Given information:
•••

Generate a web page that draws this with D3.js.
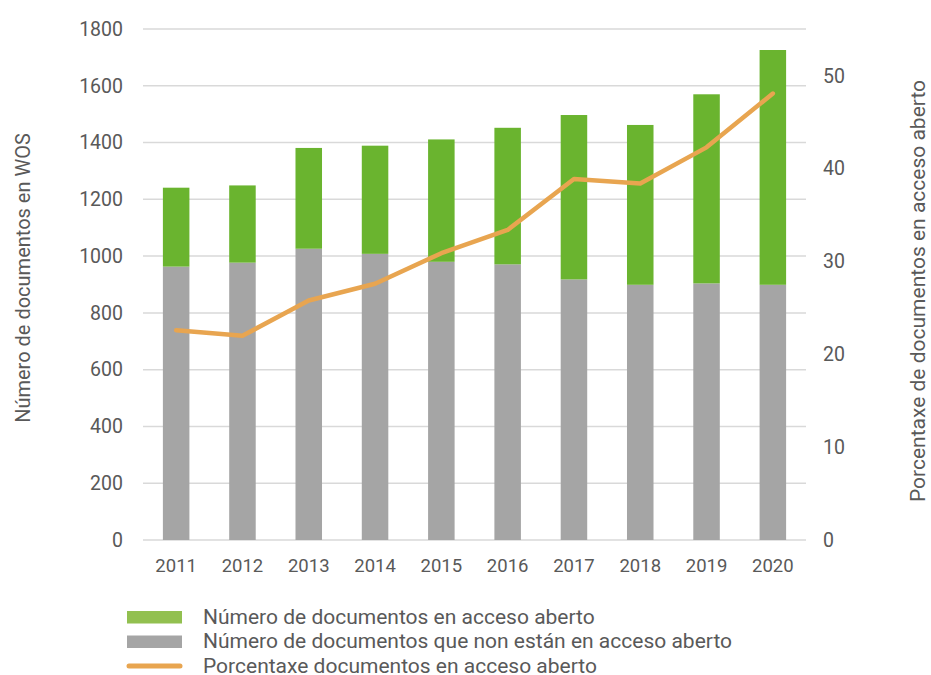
<!DOCTYPE html>
<html>
<head>
<meta charset="utf-8">
<script src="https://cdn.jsdelivr.net/npm/d3@7"></script>
<style>
  body { margin: 0; background: #fff; }
  text { font-family: Roboto, "Noto Sans", sans-serif; fill: #595959; }
</style>
</head>
<body>
<div id="content"></div>
<script>
var Width = 931;
var Height = 675;

// datos
var years = ["2011", "2012", "2013", "2014", "2015", "2016", "2017", "2018", "2019", "2020"];
var abertos = [278, 272, 355, 381, 431, 481, 579, 563, 666, 827];
var nonAbertos = [963, 977, 1026, 1008, 980, 971, 918, 899, 904, 899];
var porcentaxe = [22.6, 22.0, 25.8, 27.6, 30.9, 33.4, 38.9, 38.4, 42.3, 48.1];
var leftTicks = [0, 200, 400, 600, 800, 1000, 1200, 1400, 1600, 1800];
var rightTicks = [0, 10, 20, 30, 40, 50];

var cGreen = "#6ab42f";
var cGray = "#a5a5a5";
var cOrange = "#e8a550";

var svg = d3.select("#content").append("svg")
  .attr("width", Width)
  .attr("height", Height);

var pLeft = 143, pRight = 806, pTop = 29, pBottom = 540;

var x = d3.scaleBand().domain(years).range([pLeft, pRight]).paddingInner(0.6).paddingOuter(0.3);
var y = d3.scaleLinear().domain([0, 1800]).range([pBottom, pTop]);
var y2 = d3.scaleLinear().domain([0, 55.05]).range([pBottom, pTop]);

// liñas de grella
svg.append("g")
  .selectAll("line")
  .data(leftTicks)
  .enter()
  .append("line")
  .attr("x1", pLeft)
  .attr("x2", pRight)
  .attr("y1", function (d) { return y(d); })
  .attr("y2", function (d) { return y(d); })
  .attr("stroke", "#d9d9d9")
  .attr("stroke-width", 1.5);

// eixo esquerdo
var yAxis = d3.axisLeft(y).tickValues(leftTicks).tickFormat(d3.format("d")).tickSize(0).tickPadding(20);
svg.append("g")
  .attr("transform", "translate(" + pLeft + ",0)")
  .call(yAxis)
  .call(function (g) { g.select(".domain").remove(); })
  .selectAll("text")
  .style("font-size", "19.5px")
  .attr("fill", "#595959");

// eixo dereito
var y2Axis = d3.axisRight(y2).tickValues(rightTicks).tickFormat(d3.format("d")).tickSize(0).tickPadding(17);
svg.append("g")
  .attr("transform", "translate(" + pRight + ",0)")
  .call(y2Axis)
  .call(function (g) { g.select(".domain").remove(); })
  .selectAll("text")
  .style("font-size", "19.5px")
  .attr("fill", "#595959");

// eixo x
var xAxis = d3.axisBottom(x).tickSize(0).tickPadding(19);
svg.append("g")
  .attr("transform", "translate(0," + pBottom + ")")
  .call(xAxis)
  .call(function (g) { g.select(".domain").remove(); })
  .selectAll("text")
  .style("font-size", "18.5px")
  .attr("fill", "#595959");

// barras non abertas
svg.append("g")
  .selectAll("rect")
  .data(years)
  .enter()
  .append("rect")
  .attr("x", function (d) { return x(d); })
  .attr("width", x.bandwidth())
  .attr("y", function (d, i) { return y(nonAbertos[i]); })
  .attr("height", function (d, i) { return y(0) - y(nonAbertos[i]); })
  .attr("fill", cGray);

// barras abertas
svg.append("g")
  .selectAll("rect")
  .data(years)
  .enter()
  .append("rect")
  .attr("x", function (d) { return x(d); })
  .attr("width", x.bandwidth())
  .attr("y", function (d, i) { return y(nonAbertos[i] + abertos[i]); })
  .attr("height", function (d, i) { return y(nonAbertos[i]) - y(nonAbertos[i] + abertos[i]); })
  .attr("fill", cGreen);

// liña de porcentaxe
var line = d3.line()
  .x(function (d, i) { return x(years[i]) + x.bandwidth() / 2; })
  .y(function (d) { return y2(d); });
svg.append("path")
  .datum(porcentaxe)
  .attr("d", line)
  .attr("fill", "none")
  .attr("stroke", cOrange)
  .attr("stroke-width", 4.5)
  .attr("stroke-linecap", "round")
  .attr("stroke-linejoin", "round");

// títulos dos eixos
svg.append("text")
  .attr("transform", "translate(30,278) rotate(-90)")
  .style("text-anchor", "middle")
  .style("font-size", "20px")
  .text("Número de documentos en WOS");

svg.append("text")
  .attr("transform", "translate(925,291) rotate(-90)")
  .style("text-anchor", "middle")
  .style("font-size", "21px")
  .text("Porcentaxe de documentos en acceso aberto");

// lenda
var legendItems = [
  { label: "Número de documentos en acceso aberto", color: "#92c050", type: "rect" },
  { label: "Número de documentos que non están en acceso aberto", color: cGray, type: "rect" },
  { label: "Porcentaxe documentos en acceso aberto", color: cOrange, type: "line" }
];
var legend = svg.append("g").attr("transform", "translate(127,617)");
legendItems.forEach(function (d, i) {
  var g = legend.append("g").attr("transform", "translate(0," + i * 24.5 + ")");
  if (d.type === "rect") {
    g.append("rect").attr("x", 0).attr("y", -6).attr("width", 55).attr("height", 12.5).attr("fill", d.color);
  } else {
    g.append("line").attr("x1", 2).attr("x2", 53).attr("y1", 0).attr("y2", 0)
      .attr("stroke", d.color).attr("stroke-width", 5).attr("stroke-linecap", "round");
  }
  g.append("text")
    .attr("x", 76)
    .attr("y", 6.5)
    .style("font-size", "21px")
    .text(d.label);
});
</script>
</body>
</html>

•••

Repeat the lines above, starting at the first and stopping after the line that holds "var Height = 675;", with the pictures left out.

Solved problem:
Generate a web page that draws this with D3.js.
<!DOCTYPE html>
<html>
<head>
<meta charset="utf-8">
<script src="https://cdn.jsdelivr.net/npm/d3@7"></script>
<style>
  body { margin: 0; background: #fff; }
  text { font-family: Roboto, "Noto Sans", sans-serif; fill: #595959; }
</style>
</head>
<body>
<div id="content"></div>
<script>
var Width = 931;
var Height = 675;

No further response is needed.